Jenkins was just a 15 year old sophomore when she stood in Heath High School's prayer circle the morning of December 1, 1997. A fellow student - a bandmate and someone Jenkins described as funny and a jokester - Michael Carneal, came to school with numerous guns and ammunition, opening fire on the prayer circle and killing three, injuring five. I Choose to Be Happy is Missy Jenkins' account of that day, her feelings about (and ultimate forgiveness of) Michael and his actions, and her medical recovery and new life as a paraplegic.
I found Jenkins' voice sweet and sincere, and was inspired by the courage she and her family showed in the face of such dramatic life changes. I say "dramatic" and not "tragic," because from the start, Missy and her family were determined to have only a positive, powerful focus during her recovery. They were sad for their community, and for the loss of three of Missy's classmates, but their faith and strength managed to keep them above regret and anger and resentment.

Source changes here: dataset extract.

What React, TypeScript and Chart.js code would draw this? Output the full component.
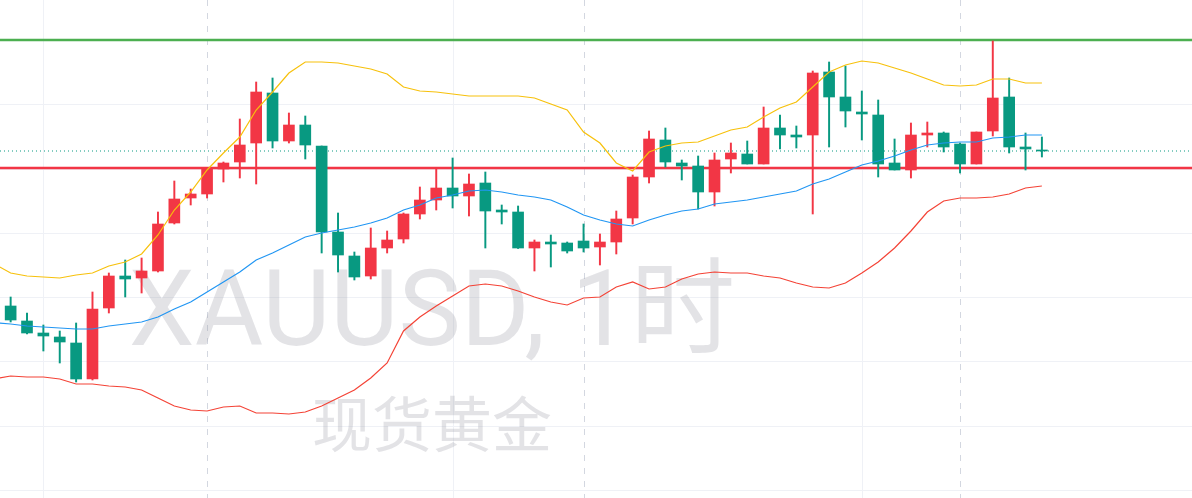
import { useEffect, useRef } from "react";
import { Chart, registerables } from "chart.js";

Chart.register(...registerables);

// hourly candles, index 0..63 (red = up, green = down)
const opens = [2615.52, 2614.32, 2613.36, 2613.04, 2612.56, 2609.68, 2615.36, 2617.92, 2617.76, 2618.32,
  2622.16, 2624.16, 2624.48, 2626.48, 2627.04, 2628.56, 2632.56, 2628.72, 2630.00, 2628.32,
  2621.44, 2619.52, 2617.92, 2620.16, 2620.88, 2622.88, 2624.00, 2624.96, 2624.32, 2625.36,
  2623.20, 2623.04, 2620.16, 2620.64, 2620.56, 2620.72, 2620.24, 2620.64, 2622.56, 2625.84,
  2628.80, 2626.96, 2626.72, 2624.64, 2627.28, 2627.68, 2626.88, 2629.76, 2629.20, 2629.20,
  2634.24, 2632.24, 2631.04, 2630.80, 2626.96, 2626.40, 2629.20, 2629.36, 2628.48, 2626.88,
  2629.52, 2632.24, 2628.24, 2628.00];
const highs = [2616.24, 2614.96, 2614.00, 2613.52, 2614.16, 2616.64, 2618.16, 2619.20, 2619.36, 2623.04,
  2625.52, 2624.88, 2626.56, 2627.04, 2630.48, 2633.44, 2633.76, 2630.96, 2630.72, 2628.32,
  2622.96, 2619.84, 2621.76, 2621.52, 2622.96, 2625.04, 2626.48, 2627.36, 2626.08, 2626.24,
  2623.60, 2623.52, 2620.80, 2621.20, 2620.64, 2622.08, 2621.28, 2623.12, 2626.00, 2629.52,
  2629.76, 2627.20, 2627.52, 2627.76, 2628.56, 2628.72, 2631.44, 2630.80, 2629.92, 2634.32,
  2635.04, 2634.72, 2632.72, 2632.00, 2628.88, 2630.16, 2630.24, 2629.44, 2628.56, 2629.44,
  2636.72, 2633.76, 2629.36, 2629.04];
const lows = [2614.24, 2613.28, 2611.92, 2610.96, 2609.44, 2609.60, 2614.96, 2616.24, 2616.56, 2618.24,
  2622.08, 2623.60, 2624.16, 2625.44, 2625.76, 2625.28, 2628.16, 2628.56, 2627.28, 2619.76,
  2618.24, 2617.60, 2617.68, 2619.76, 2620.56, 2622.48, 2623.20, 2623.36, 2622.72, 2620.16,
  2622.08, 2620.12, 2618.32, 2618.64, 2619.76, 2619.84, 2618.80, 2619.68, 2622.08, 2625.36,
  2626.64, 2625.60, 2623.28, 2623.52, 2626.16, 2626.88, 2626.88, 2628.08, 2628.16, 2622.88,
  2628.24, 2629.84, 2628.80, 2625.84, 2626.40, 2625.76, 2628.24, 2627.84, 2626.16, 2626.88,
  2629.12, 2627.76, 2626.40, 2627.44];
const closes = [2614.40, 2613.36, 2613.12, 2612.64, 2609.68, 2615.28, 2617.92, 2617.68, 2618.32, 2622.08,
  2624.08, 2624.48, 2626.48, 2626.96, 2628.40, 2632.64, 2628.72, 2630.00, 2628.40, 2621.44,
  2619.60, 2617.84, 2620.16, 2620.80, 2622.88, 2624.00, 2624.96, 2624.32, 2625.28, 2623.12,
  2623.04, 2620.16, 2620.64, 2620.48, 2619.92, 2620.16, 2620.64, 2622.48, 2625.84, 2628.88,
  2627.04, 2626.72, 2624.64, 2627.20, 2627.76, 2626.88, 2629.76, 2629.20, 2629.04, 2634.16,
  2632.24, 2631.12, 2630.88, 2626.88, 2626.40, 2629.20, 2629.36, 2628.24, 2626.88, 2629.44,
  2632.16, 2628.24, 2628.08, 2627.92];

// bollinger bands, first value is for index -1 (just off the left edge)
const bandStart = -1;
const upperBand = [2618.88, 2618.16, 2617.92, 2617.84, 2617.76, 2618.00, 2618.16, 2618.72, 2619.04, 2619.68,
  2621.20, 2623.20, 2624.64, 2626.40, 2627.76, 2629.04, 2631.20, 2632.64, 2634.16, 2635.04,
  2635.04, 2634.96, 2634.72, 2634.48, 2634.08, 2633.04, 2632.72, 2632.64, 2632.48, 2632.32,
  2632.32, 2632.32, 2632.32, 2632.16, 2631.68, 2631.20, 2629.44, 2628.56, 2626.96, 2626.32,
  2627.84, 2628.32, 2628.56, 2628.64, 2629.12, 2629.60, 2629.84, 2630.64, 2631.36, 2631.84,
  2633.04, 2634.24, 2634.80, 2635.12, 2634.96, 2634.56, 2634.16, 2633.68, 2633.20, 2633.12,
  2633.20, 2633.68, 2633.68, 2633.36, 2633.36];
const middleBand = [2614.20, 2614.08, 2613.92, 2613.84, 2613.76, 2613.68, 2613.68, 2613.92, 2614.08, 2614.24,
  2614.64, 2615.28, 2615.84, 2616.64, 2617.44, 2618.24, 2619.20, 2619.76, 2620.40, 2621.04,
  2621.36, 2621.60, 2621.84, 2622.16, 2622.56, 2623.20, 2623.60, 2624.16, 2624.40, 2624.72,
  2624.80, 2624.64, 2624.40, 2624.24, 2624.00, 2623.44, 2622.80, 2622.40, 2622.08, 2621.92,
  2622.40, 2622.80, 2623.12, 2623.28, 2623.68, 2623.84, 2624.00, 2624.24, 2624.48, 2624.72,
  2625.28, 2625.68, 2626.24, 2626.80, 2627.12, 2627.52, 2628.00, 2628.40, 2628.56, 2628.64,
  2628.64, 2628.96, 2629.04, 2629.20, 2629.20];
const lowerBand = [2609.68, 2609.92, 2609.84, 2609.84, 2609.68, 2609.28, 2609.28, 2609.12, 2609.04, 2608.80,
  2608.16, 2607.52, 2607.20, 2607.12, 2607.44, 2607.52, 2606.96, 2606.96, 2606.88, 2607.04,
  2607.52, 2608.16, 2608.80, 2609.76, 2610.96, 2613.52, 2614.64, 2615.52, 2616.32, 2617.12,
  2617.28, 2617.12, 2616.72, 2616.24, 2615.84, 2615.60, 2616.16, 2616.24, 2617.04, 2617.44,
  2616.88, 2617.04, 2617.68, 2618.08, 2618.24, 2618.16, 2618.16, 2617.92, 2617.76, 2617.36,
  2617.04, 2616.96, 2617.36, 2618.16, 2619.04, 2620.16, 2621.52, 2623.04, 2623.92, 2624.16,
  2624.16, 2624.24, 2624.48, 2624.96, 2625.12];

// drawn levels
const resistanceLevel = 2636.80;
const supportLevel = 2626.56;
const lastPrice = 2627.92;

// grid
const priceGrid = [2600.80, 2605.94, 2611.09, 2616.23, 2621.37, 2626.51, 2631.66, 2636.80];
const solidGridIdx = [2, 27, 52];
const dashedGridIdx = [12, 35, 58];

const watermarkTitle = "XAUUSD, 1时";
const watermarkSub = "现货黄金";

const UP = "#f23645";
const DOWN = "#089981";

const backdrop = {
  id: "backdrop",
  beforeDatasetsDraw(chart: any) {
    const { ctx, chartArea, scales } = chart;
    const { left, right, top, bottom } = chartArea;
    ctx.save();

    ctx.lineWidth = 1;
    ctx.strokeStyle = "#eff1f6";
    priceGrid.forEach((p) => {
      const y = Math.round(scales.y.getPixelForValue(p)) + 0.5;
      ctx.beginPath();
      ctx.moveTo(left, y);
      ctx.lineTo(right, y);
      ctx.stroke();
    });
    solidGridIdx.forEach((i) => {
      const x = Math.round(scales.x.getPixelForValue(i)) + 0.5;
      ctx.beginPath();
      ctx.moveTo(x, top);
      ctx.lineTo(x, bottom);
      ctx.stroke();
    });
    ctx.strokeStyle = "#d3d7e0";
    ctx.setLineDash([6, 7]);
    dashedGridIdx.forEach((i) => {
      const x = Math.round(scales.x.getPixelForValue(i)) + 0.5;
      ctx.beginPath();
      ctx.moveTo(x, top);
      ctx.lineTo(x, bottom);
      ctx.stroke();
    });
    ctx.setLineDash([]);

    // watermark
    ctx.fillStyle = "rgba(150, 153, 162, 0.27)";
    ctx.textAlign = "center";
    ctx.textBaseline = "alphabetic";
    ctx.font = '105px Roboto, "Noto Sans CJK SC", sans-serif';
    ctx.fillText(watermarkTitle, 432, 345);
    ctx.textBaseline = "middle";
    ctx.font = '60px "Noto Sans CJK SC", sans-serif';
    ctx.fillText(watermarkSub, 432, 424);

    // levels
    const hline = (p: number, color: string, width: number, dash: number[]) => {
      const y = scales.y.getPixelForValue(p);
      ctx.strokeStyle = color;
      ctx.lineWidth = width;
      ctx.setLineDash(dash);
      ctx.beginPath();
      ctx.moveTo(left, y);
      ctx.lineTo(right, y);
      ctx.stroke();
    };
    hline(lastPrice, DOWN, 1, [1, 3]);
    hline(resistanceLevel, "#4caf50", 2.5, []);
    hline(supportLevel, UP, 2.5, []);
    ctx.restore();
  },
};

export default function App() {
  const canvasRef = useRef<HTMLCanvasElement>(null);

  useEffect(() => {
    if (!canvasRef.current) return;
    const idx = opens.map((_, i) => i);
    const colors = idx.map((i) => (closes[i] >= opens[i] ? UP : DOWN));
    const band = (vals: number[]) => vals.map((v, k) => ({ x: k + bandStart, y: v }));

    const chart = new Chart(canvasRef.current, {
      type: "bar",
      data: {
        datasets: [
          {
            type: "line",
            data: band(upperBand),
            borderColor: "#f7c10c",
            borderWidth: 1.2,
            pointRadius: 0,
            tension: 0,
            order: 0,
          },
          {
            type: "line",
            data: band(middleBand),
            borderColor: "#2196f3",
            borderWidth: 1.2,
            pointRadius: 0,
            tension: 0,
            order: 0,
          },
          {
            type: "line",
            data: band(lowerBand),
            borderColor: "#f44336",
            borderWidth: 1.2,
            pointRadius: 0,
            tension: 0,
            order: 0,
          },
          {
            type: "bar",
            data: idx.map((i) => ({ x: i, y: [Math.min(opens[i], closes[i]), Math.max(opens[i], closes[i])] })) as any,
            backgroundColor: colors,
            barThickness: 11,
            grouped: false,
            order: 1,
          },
          {
            type: "bar",
            data: idx.map((i) => ({ x: i, y: [lows[i], highs[i]] })) as any,
            backgroundColor: colors,
            barThickness: 1.3,
            grouped: false,
            order: 2,
          },
        ],
      },
      options: {
        animation: false,
        responsive: true,
        maintainAspectRatio: false,
        layout: { padding: 0 },
        plugins: {
          legend: { display: false },
          tooltip: { enabled: false },
        },
        scales: {
          x: { type: "linear", min: -0.65, max: 72.17, offset: false, display: false },
          y: { type: "linear", min: 2600.16, max: 2640, display: false },
        },
      },
      plugins: [backdrop],
    });

    return () => {
      chart.destroy();
    };
  }, []);

  return (
    <div style={{ position: "fixed", left: 0, top: 0, width: 1192, height: 498, background: "#fff" }}>
      <canvas ref={canvasRef} />
    </div>
  );
}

Throughout the book, Jenkins shares her unique perspective on a number of topics: why Michael Carneal might have done what he did, what it was like in their community afterward, what everyday life as a paraplegic involves. She shares what it was like to be in physical therapy, the little complications of going back to school, and her many interactions with national media outlets. She even gives her personal account of the jailhouse conversation she had with Michael Carneal years after the shooting occured. The narrative wanders a little at times, but it is an interesting and inspirational read. Because above all, Jenkins testifies to the fact that despite seemingly insurmountable challenges, each of us can choose to be happy, and can choose to live a full, faithful life.